Courage

I spend a great deal of time helping to mentor my youngest brother. The ongoing battle is teaching an explaining ethics and morality to a twelve year old. We have tried to implement many basic moral codes; we have written out lists, and numerically quantified right action. However, the big shift occurred this week, when a disparately connected idea led me to teach him about the cardinal virtues. And thus, in a very ‘Seven Kingdoms’ manner, we have taken those four virtues as our House Words.

The Cardinal Virtues are four virtues recognized in the writings of classical antiquity. Courage is one of the four, and arguably the most important of all four.

Courage: is the capacity to confront pain, discomfort, danger, and death (to name a few). Physical courage is the ability to confront physical pain and a certain cowardly-liondeath. Moral Courage is the capacity to do the right thing, to act justly, when doing so is discouraged or otherwise unpopular.

Courage has been called many things – fortitude, strength, bravery, perseverance. Hemingway said courage is ‘grace under pressure’. Churchill said ‘courage is rightly esteemed the first of human qualities… because it is the quality which guarantees all others’. Three common subcategories of courage are ‘Bravery’, ‘Honesty’, and ‘Perseverance’.
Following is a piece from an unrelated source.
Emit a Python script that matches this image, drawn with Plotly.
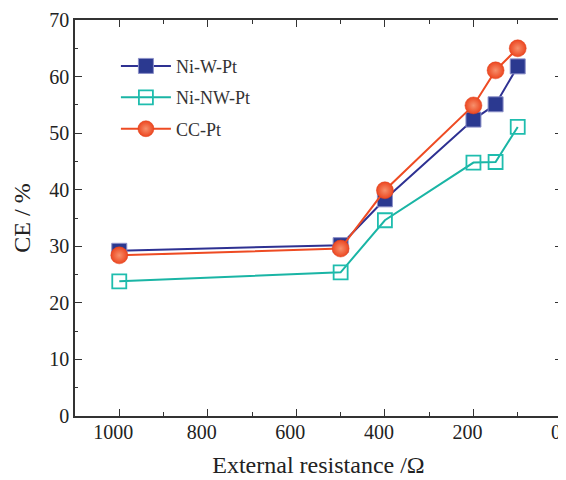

Bravery has been described as doing what is right when it would be much easier to do what is convenient. Psychological bravery has been described as the ability to overcome one’s own natural inclinations, when those natural inclinations place desire firmly at odds with virtuous action.

I teach my brother these four words, and what they mean, every day. People are quick to forget things they recently deemed quite important. When, for instance, a morally ‘good’ person is shown they have done some wrong, most of the time they are quick to accept that rebuke and take responsibility. It’s safe to say, they did not wish to act that way. I find that having a complex moral code condensed into four words quit effective; those words, when recited, call up the antecedent moral information they are associated with, making choice a less daunting task.

It’s our little moral objective correlative.